We think that petitioner's alternative contention suggests the right answer to our problem. To be entitled to deduct the loss in its entirety, petitioner must show that he purchased the stock for business, as distinguished from personal, reasons. That is, he would have to show that his sole, or predominant, motive was to make a profit on his investment rather than to provide a suitable place of residence for himself and his family.
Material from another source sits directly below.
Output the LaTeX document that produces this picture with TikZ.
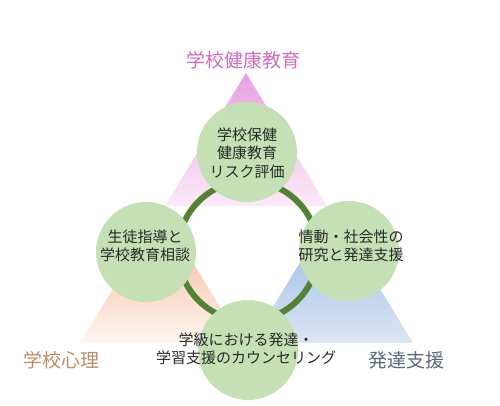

*147 The evidence, we think, fails to support that view. It shows, rather, that petitioner's motives were dual. His first consideration, we think, was to provide a family residence. *308 He was engaged to be married and wanted to provide a family home. He thought that the limited cooperative apartment plan whereby the nonowner tenants would carry the burden of amortizing the mortgage on the property offered an investment opportunity that might ultimately result in a gain. He never expected to receive any dividends on the stock, and in fact did not, but he expected to profit from the reduction of maintenance costs to the owner tenants, and eventually from the disposal of his stock. Petitioner suggests that such an allocation should be made on the basis of the percentage of rental income expected to be derived from the rental of nonowner apartments, amounting to 47 per cent of the total expected income, and that, accordingly, 47 per cent of the loss should be allowed. We think that a more reasonable allocation as between petitioner's business investment and his personal investment can be made on the basis of the percentages of the rental values of owner and nonowner apartments. Petitioner could not have expected to realize any gain from the apartments leased to other owner tenants, since they occupied the same position that he did with respect to the project, *309 but he did expect to profit from the rentals on the nonowner apartments. Since approximately 70 per cent of the apartments, in rental value, were intended for lease to owner tenants and 30 per cent to nonowner tenants, his investment was 70 per cent personal and 30 per cent business. He is, therefore, entitled to a long term capital loss deduction of 30 per cent of his $ 21,999 loss.
We have not overlooked the fact, which the parties have stipulated, that petitioner's stock in the corporation had only a nominal value of not more than $ 1 in 1941. However, the respondent did not disallow the loss deduction in 1944 for reason that the stock had become worthless in a prior year, and he does not take that position in this proceeding. Moreover, there is no evidence before us that the stock did not have value at the beginning of the taxable year 1944.
Decision will be entered under Rule 50.